Czech teachers and historians are outraged over a new Education Ministry plan, which significantly restricts the amount of time allocated to history education in Czech schools. Besides removing the subject from the basic curriculum, it furthermore proposes not to have it as an independent subject but rather merge it with civic education class. Dita Asiedu reports:
Ever since the fall of Communism in 1989, Czech history teachers and historians have fought energetically to be given more space in education plans for the subject of history. Their hopes were high when a new plan, to be adopted in 2004, made history a part of the basic curriculum of Czech schools, only to be crushed this year when the education ministry announced it would in fact restrict history education to give more space to other more modern subjects. This, despite the fact that compared to the rest of Europe, the Czech Republic's education system already devotes the least amount of time to history class. With the reasoning that students often learn the same material in different classes, the education ministry furthermore proposes to merge a number of subjects into one. History, it says, can be united with civic education to become part of the "man and society" course. To Helena Mandelova, Chairperson of the Association of History Teachers in the Czech Republic, this is unacceptable:
"The education system requires that Czech secondary schools allocate at least six weekly hours to the subject of history in the four-year course. This means that for two years, students have two hours a week and in the other two years they are taught history only one hour a week. That is very little time. Unfortunately, a large number of schools decide to give ninth graders the one hour a week. This is when they are supposed to be taught twentieth century history. The limited time leaves little space for analysis or discussion. Students are not asked to present their opinions on modern events and are only given limited information. This is unacceptable because they need all the information, in order to be able to have a good understanding of developments in the world today."
Another part of the ministry reform plan - that is already being tested in a number of selected schools - is to present schools with a brief education programme and allow its management to implement it as it sees fit. Mrs Mandelova strongly opposes such a measure, saying that it has already failed to be effective in many other countries in Europe:
"The problem here is that school principals focus more on the subjects that are needed for the school-leaving exams and then the ones that parents want their children to be taught, meaning modern subjects like information technology or languages and so on. Many furthermore believe that anybody can teach history. They think it involves basic, dry facts and names that teachers can simply learn off by heart from textbooks and then teach students. A 1994 study showed that some twenty-eight percent of all history classes are taught by people who do not have the necessary corresponding education."

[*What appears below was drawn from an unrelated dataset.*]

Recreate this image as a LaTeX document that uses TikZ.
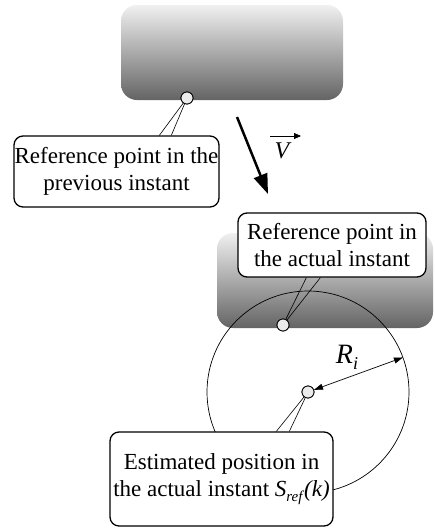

In the spring, more than five hundred historians, teachers, and members of the Academy of Sciences signed a memorandum called "Slovo k dejepisu" or "a word on history" that explains in detail why it is an important subject. The education ministry turned a deaf ear to their calls and continued with its plan. Frustrated with this lack of ministry support, the country's historians have put together a document on the current state of history education in Czech schools. It is being distributed to the public in the form of a petition, hoping to get enough support to exert effective pressure on the ministry.